Apple’s iOS browser (Safari) and engine (WebKit) are uniquely under-powered. Consistent delays in the delivery of important features ensure the web can never be a credible alternative to its proprietary tools and App Store.
I appreciate Alex’s take here. It gives credit where credit is due, it places blame where it feels most fair to place it, and brings data to a complex conversation that deserves it. It’s hard not to get through the article and think that the web would be in a better place should Apple…
- Allow alternative browsers on iOS
- Allow web apps in the App Store
- Move faster with web platform features in Safari
Taking them one at a time…
- Do I want this? Yes. It seems reasonable that my $1,000 extremely powerful computer phone should be able to run whatever browser I want, particularly one from a company that makes a really good one and very much wants to ship it on my phone. In reality, I’m sure the complications around this are far beyond my understanding. I always think about that Chrome update that literally broke macOS. Could that happen on iOS? While lack of features might abstractly make for unhappy customers, a bricked phone very directly makes for unhappy customers. I suspect it more boils down to the fact that Google is an advertising company that innovates on tracking technology and Apple is a hardware company that innovates on privacy. That’s a rock-and-hard-place situation and this browser situation is one of the consequences.
- Do I want this? Yes. I don’t even know how to make native apps aside from software that turns web apps into native apps with magic. If web apps could go in the Apple App Store, it opens the door for people like me (and there are a lot of me). In reality, I’m sure the complications around this are far beyond my understanding. Is quality control harder? I gotta imagine it is. Is security harder to lock down? I gotta imagine it is. Are customers clamoring for it? I’m not sure I hear them very loudly. People do have a choice, as well: iOS is only 15% of the phone market. If you want an alternative browser and an alternative app store, you can have it.
- Do I want this? Yes. Heck, we celebrate little wins that Safari ships. I certainly don’t want to wait years for every clearly-useful feature. It will be interesting to measure the time for
contain
and container queries. That one looms large for me as I want to use it as soon as possible, without polyfills, once it stabilizes. I know the joke goes that “Safari is the new IE” but I don’t tend to feel that day-to-day in my typical web dev work. I feel like I can ship extremely capable websites to all browsers, including Safari, and not worry terribly much about Safari being a second-class experience. (I don’t make games or VR/AR experiences, though.) I’m honestly more worried about Firefox here. Apple and Google have more money than God. It’s Mozilla I worry about being DDoS’d with web-feature onslaught, although to be fair, they seem to be doing fine at the moment.
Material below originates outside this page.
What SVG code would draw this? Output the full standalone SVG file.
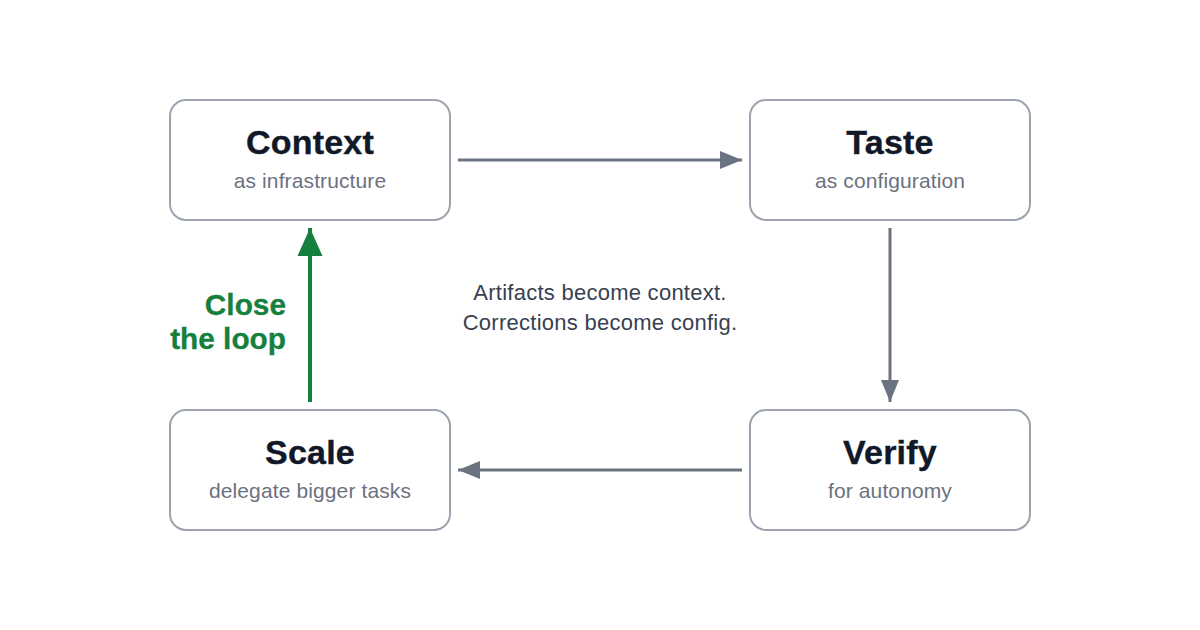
<svg xmlns="http://www.w3.org/2000/svg" width="1200" height="630" viewBox="0 0 1200 630">
<style>
text{font-family:"Liberation Sans",Arial,sans-serif;text-anchor:middle}
.box{fill:#fff;stroke:#9ca3af;stroke-width:2}
.t{font-size:34px;font-weight:700;fill:#111827;stroke:#111827;stroke-width:.4px;letter-spacing:.2px}
.s{font-size:21px;fill:#6b7280;letter-spacing:.12px}
.n{font-size:22px;fill:#374151;letter-spacing:.26px}
.g{font-size:29.800px;font-weight:700;fill:#15803d;stroke:#15803d;stroke-width:.3px;text-anchor:end}
.c{stroke:#6b7280;stroke-width:3;fill:none}
.cg{stroke:#15803d;stroke-width:4;fill:none}
</style>
<defs>
<marker id="a" markerUnits="userSpaceOnUse" markerWidth="22" markerHeight="20" refX="22" refY="10" orient="auto"><polygon points="0,1 22,10 0,19" fill="#6b7280"/></marker>
<marker id="ag" markerUnits="userSpaceOnUse" markerWidth="28" markerHeight="26" refX="28" refY="13" orient="auto"><polygon points="0,0.5 28,13 0,25.500" fill="#15803d"/></marker>
</defs>
<rect width="1200" height="630" fill="#fff"/>
<g id="connectors">
<line class="c" x1="458" y1="160" x2="742" y2="160" marker-end="url(#a)"/>
<line class="c" x1="890" y1="228" x2="890" y2="402" marker-end="url(#a)"/>
<line class="c" x1="742" y1="470" x2="458" y2="470" marker-end="url(#a)"/>
<line class="cg" x1="310" y1="402" x2="310" y2="228" marker-end="url(#ag)"/>
</g>
<g id="context"><rect class="box" x="170" y="100" width="280" height="120" rx="16"/><text class="t" x="310" y="154">Context</text><text class="s" x="310" y="188">as infrastructure</text></g>
<g id="taste"><rect class="box" x="750" y="100" width="280" height="120" rx="16"/><text class="t" x="890" y="154">Taste</text><text class="s" x="890" y="188">as configuration</text></g>
<g id="verify"><rect class="box" x="750" y="410" width="280" height="120" rx="16"/><text class="t" x="890" y="464">Verify</text><text class="s" x="890" y="498">for autonomy</text></g>
<g id="scale"><rect class="box" x="170" y="410" width="280" height="120" rx="16"/><text class="t" x="310" y="464">Scale</text><text class="s" x="310" y="498">delegate bigger tasks</text></g>
<g id="center-note"><text class="n" x="600" y="300">Artifacts become context.</text><text class="n" x="600" y="330">Corrections become config.</text></g>
<g id="loop-label"><text class="g" x="286" y="315">Close</text><text class="g" x="286" y="349">the loop</text></g>
</svg>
As far as Safari-behind-ness goes, I think more about the DevTools than I do web platform features.
There is the Apple-is-restrictive angle (fair enough), but also the Apple-is-slow angle here. Slow is a relative term. Slow compared to what? Slow compared to Chrome. Which begs the question: why does Chrome get to dictate the exact speed of the web? I always think of Dave’s “Slow, like brisket.”
There’s a lot of value in slow thinking. You use the non-lizard side of your brain. You make more deliberate decisions. You prioritize design over instant gratification. You can check your gut instincts and validate your hypothesis before incurring mountains of technical debt.
I think just enough iteration before a release produces better products. Because once it’s out, it’s out. There’s no turning back or major API changes.
Maybe a slower-moving web is frustrating sometimes, but does it mean we get a better one in the end? My baby bear brain tells me there is a just right somewhere in the middle.